By: Sakura Yamaguchi


For many women, starting an investment can first feel intimidating and confusing. Yet, starting early is one of the most powerful financial moves a woman can make. The gap between earning money and growing money is where long term wealth is built. 



Why Investing Early Matters



1. The Power of Time


When you start investing early, your money makes returns, and those returns start making money too. Over time, this compounding effect can turn small, regular investments into a much larger amount. Beginning in your 20s instead of your 30s could potentially add hundreds of thousands more to your retirement savings.


2. Closing the Wealth Gap

Women may take career breaks, earn less on average, or work part-time to care for family. Starting to invest early can help make up for these challenges and build stronger financial independence over time.


3. Financial Confidence and Freedom

Investing isn’t only about growing money, it’s about creating choices. It can give you the freedom to leave a job, start a business, buy a home, or retire comfortably. Starting early helps give you more control and flexibility over your future.

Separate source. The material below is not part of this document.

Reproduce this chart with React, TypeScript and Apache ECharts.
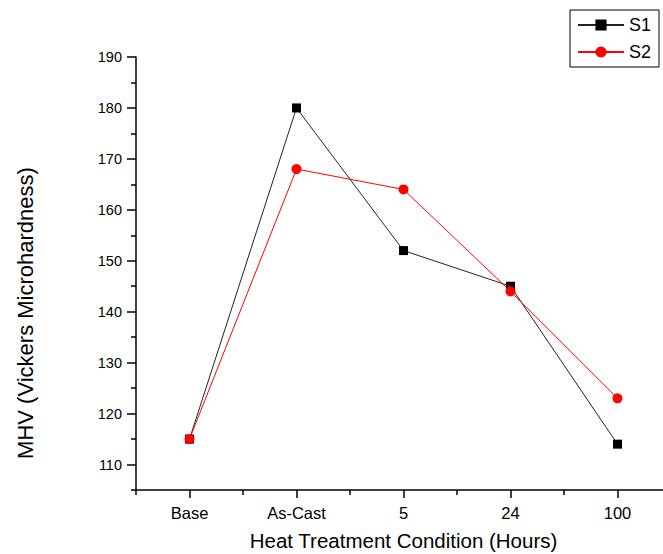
import React, { useEffect, useRef } from "react";
import * as echarts from "echarts";

const categories = ["Base", "As-Cast", "5", "24", "100"];
const s1Values = [115, 180, 152, 145, 114];
const s2Values = [115, 168, 164, 144, 123];
const yMajorTicks = [110, 120, 130, 140, 150, 160, 170, 180, 190];
const yMinorTicks = [105, 115, 125, 135, 145, 155, 165, 175, 185];
const yMin = 105;
const yMax = 190;

const FONT = "'Liberation Sans', Arial, sans-serif";

export default function App() {
  const ref = useRef<HTMLDivElement>(null);
  useEffect(() => {
    if (!ref.current) return;
    const chart = echarts.init(ref.current, undefined, { renderer: "svg" });
    const axisLine = { show: true, lineStyle: { color: "#000", width: 1.5 } };
    chart.setOption({
      animation: false,
      backgroundColor: "#fff",
      textStyle: { fontFamily: FONT },
      grid: {
        left: 136,
        top: 57,
        width: 535,
        height: 433,
        containLabel: false,
        outerBoundsMode: "none",
      },
      legend: {
        orient: "vertical",
        left: 570,
        top: 10,
        itemWidth: 46,
        itemHeight: 14,
        itemGap: 9,
        padding: [6, 8, 6, 7],
        borderColor: "#000",
        borderWidth: 1,
        textStyle: { fontSize: 18, color: "#000", fontFamily: FONT },
        data: ["S1", "S2"],
      },
      xAxis: [
        {
          type: "category",
          data: categories,
          position: "bottom",
          boundaryGap: true,
          axisLine,
          axisTick: { show: true, alignWithLabel: true, length: 8, lineStyle: { color: "#000", width: 1.5 } },
          axisLabel: { fontSize: 16.5, color: "#000", margin: 14, fontFamily: FONT },
          splitLine: { show: false },
          name: "Heat Treatment Condition (Hours)",
          nameLocation: "middle",
          nameGap: 39,
          nameTextStyle: { fontSize: 20.5, lineHeight: 22, color: "#000", fontFamily: FONT },
        },
        {
          type: "category",
          data: categories,
          position: "bottom",
          boundaryGap: true,
          axisLine: { show: false },
          axisTick: { show: true, length: 5, lineStyle: { color: "#000", width: 1.5 } },
          axisLabel: { show: false },
          splitLine: { show: false },
        },
      ],
      yAxis: [
        {
          type: "value",
          min: yMin,
          max: yMax,
          position: "left",
          axisLine,
          axisTick: { show: true, length: 9, customValues: yMajorTicks, lineStyle: { color: "#000", width: 1.5 } },
          axisLabel: { fontSize: 14.5, color: "#000", margin: 14, customValues: yMajorTicks, fontFamily: FONT },
          splitLine: { show: false },
        },
        {
          type: "value",
          min: yMin,
          max: yMax,
          position: "left",
          axisLine: { show: false },
          axisTick: { show: true, length: 5, customValues: yMinorTicks, lineStyle: { color: "#000", width: 1.5 } },
          axisLabel: { show: false },
          splitLine: { show: false },
        },
      ],
      graphic: [
        {
          type: "text",
          x: 25,
          y: 313,
          rotation: Math.PI / 2,
          style: {
            text: "MHV (Vickers Microhardness)",
            font: `22px ${FONT}`,
            fill: "#000",
            textAlign: "center",
            textVerticalAlign: "middle",
          },
        },
      ],
      series: [
        {
          name: "S1",
          type: "line",
          xAxisIndex: 0,
          yAxisIndex: 0,
          data: s1Values,
          symbol: "rect",
          symbolSize: 9,
          itemStyle: { color: "#000" },
          lineStyle: { color: "#222", width: 1 },
        },
        {
          name: "S2",
          type: "line",
          xAxisIndex: 0,
          yAxisIndex: 0,
          data: s2Values,
          symbol: "circle",
          symbolSize: 10,
          itemStyle: { color: "#ff0000" },
          lineStyle: { color: "#ff0000", width: 1 },
        },
      ],
    });
    return () => chart.dispose();
  }, []);
  return (
    <div
      ref={ref}
      style={{ position: "fixed", left: 0, top: 0, width: 663, height: 554, background: "#fff" }}
    />
  );
}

Why Many Women Don’t End Up Investing


Despite the benefits, many women delay or avoid investing altogether. Here’s why:



1. Fear of Risk

Investing comes with ups and downs, and news about market crashes can feel scary. Because of this, many women choose to keep their money in cash to feel safer. But over time, inflation reduces the value of cash, meaning it may not grow enough to keep up with rising costs.

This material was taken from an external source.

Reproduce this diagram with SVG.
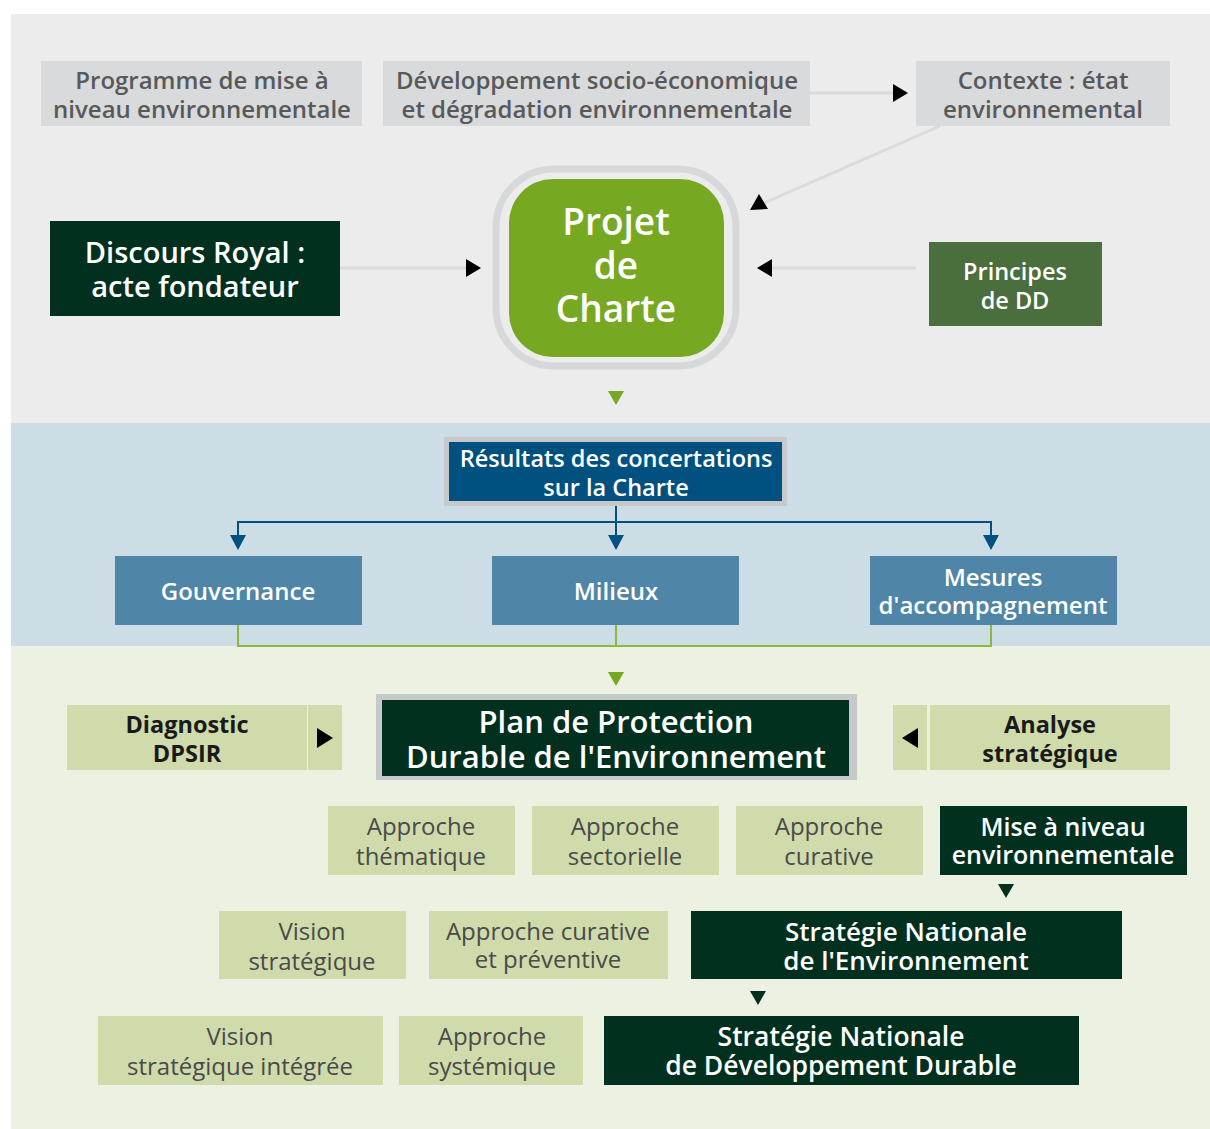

2. Lack of Financial Education

Schools don’t always teach the basics of investing. Without guidance or easy-to-understand resources, terms like ETFs, dividends, and index funds can feel confusing and overwhelming.


3. Lack of Confidence

Studies show that women often feel less confident about investing, even when they do as well as or better than men. This can make them wait longer to take action.


4. Cultural and Social Barriers

It isn't uncommon for the financial decision making to be male dominated in a household or a culture. This can discourage women from taking an active role in investing.

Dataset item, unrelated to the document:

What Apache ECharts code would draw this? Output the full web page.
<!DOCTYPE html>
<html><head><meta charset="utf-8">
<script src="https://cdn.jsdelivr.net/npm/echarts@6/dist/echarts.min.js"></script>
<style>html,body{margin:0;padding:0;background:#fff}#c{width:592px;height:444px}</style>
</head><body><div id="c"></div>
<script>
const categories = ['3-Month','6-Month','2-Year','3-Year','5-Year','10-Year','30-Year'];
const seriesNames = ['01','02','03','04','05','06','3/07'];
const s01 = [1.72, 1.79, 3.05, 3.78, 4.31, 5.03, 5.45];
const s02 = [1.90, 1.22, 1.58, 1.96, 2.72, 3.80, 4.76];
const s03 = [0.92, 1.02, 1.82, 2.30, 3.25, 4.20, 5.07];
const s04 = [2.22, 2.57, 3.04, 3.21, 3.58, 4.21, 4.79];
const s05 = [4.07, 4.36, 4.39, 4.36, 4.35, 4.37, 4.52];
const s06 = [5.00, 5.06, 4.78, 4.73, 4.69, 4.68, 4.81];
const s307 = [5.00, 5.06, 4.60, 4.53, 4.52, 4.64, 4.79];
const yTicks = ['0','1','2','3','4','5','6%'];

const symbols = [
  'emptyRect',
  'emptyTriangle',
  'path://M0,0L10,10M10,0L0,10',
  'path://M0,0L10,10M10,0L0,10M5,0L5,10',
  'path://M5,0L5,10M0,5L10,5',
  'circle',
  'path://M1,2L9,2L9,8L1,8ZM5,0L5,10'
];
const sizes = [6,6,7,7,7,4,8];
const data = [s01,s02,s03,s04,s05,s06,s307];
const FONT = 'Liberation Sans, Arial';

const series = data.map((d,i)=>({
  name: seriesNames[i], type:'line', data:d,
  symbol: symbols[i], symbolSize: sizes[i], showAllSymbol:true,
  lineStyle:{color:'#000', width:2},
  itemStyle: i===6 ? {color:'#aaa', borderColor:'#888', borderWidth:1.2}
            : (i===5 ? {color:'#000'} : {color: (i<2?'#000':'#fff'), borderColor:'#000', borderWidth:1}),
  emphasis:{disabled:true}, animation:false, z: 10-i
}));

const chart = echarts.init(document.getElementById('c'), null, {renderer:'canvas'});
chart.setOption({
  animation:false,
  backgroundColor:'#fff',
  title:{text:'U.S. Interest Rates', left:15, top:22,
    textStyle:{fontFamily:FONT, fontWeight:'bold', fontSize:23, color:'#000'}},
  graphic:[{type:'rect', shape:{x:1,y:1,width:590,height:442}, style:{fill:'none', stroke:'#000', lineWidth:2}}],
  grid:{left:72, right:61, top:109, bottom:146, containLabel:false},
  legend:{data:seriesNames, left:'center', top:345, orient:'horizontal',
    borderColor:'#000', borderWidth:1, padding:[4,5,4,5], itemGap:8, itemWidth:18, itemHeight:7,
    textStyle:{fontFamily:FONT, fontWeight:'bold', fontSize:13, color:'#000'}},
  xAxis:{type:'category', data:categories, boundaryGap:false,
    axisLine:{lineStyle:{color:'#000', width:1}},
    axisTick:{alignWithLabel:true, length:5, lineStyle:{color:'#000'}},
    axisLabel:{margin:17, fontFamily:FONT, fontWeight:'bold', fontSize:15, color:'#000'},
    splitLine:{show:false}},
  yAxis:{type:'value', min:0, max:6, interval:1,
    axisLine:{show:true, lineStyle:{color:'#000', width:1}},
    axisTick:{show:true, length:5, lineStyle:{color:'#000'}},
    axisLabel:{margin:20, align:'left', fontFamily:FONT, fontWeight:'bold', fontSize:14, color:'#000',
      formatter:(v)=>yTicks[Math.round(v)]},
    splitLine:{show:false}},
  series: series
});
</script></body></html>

5. The “I Don’t Earn Enough” Mindset

Many women believe investing requires large sums of money. In reality, even $50 or $100 per month can build momentum and financial discipline.



Breaking the Barrier



-Starting doesn’t require perfection. It just needs action. To start:


-Learn the basics of index funds or retirement accounts


-Automate small monthly contributions


-Talk to a financial advisor or join investing communities


-Focus on long-term wealth building, not short-term gains



The earlier women start investing, the sooner they move from working for money to having money work for them.


The best time to start? As soon as possible.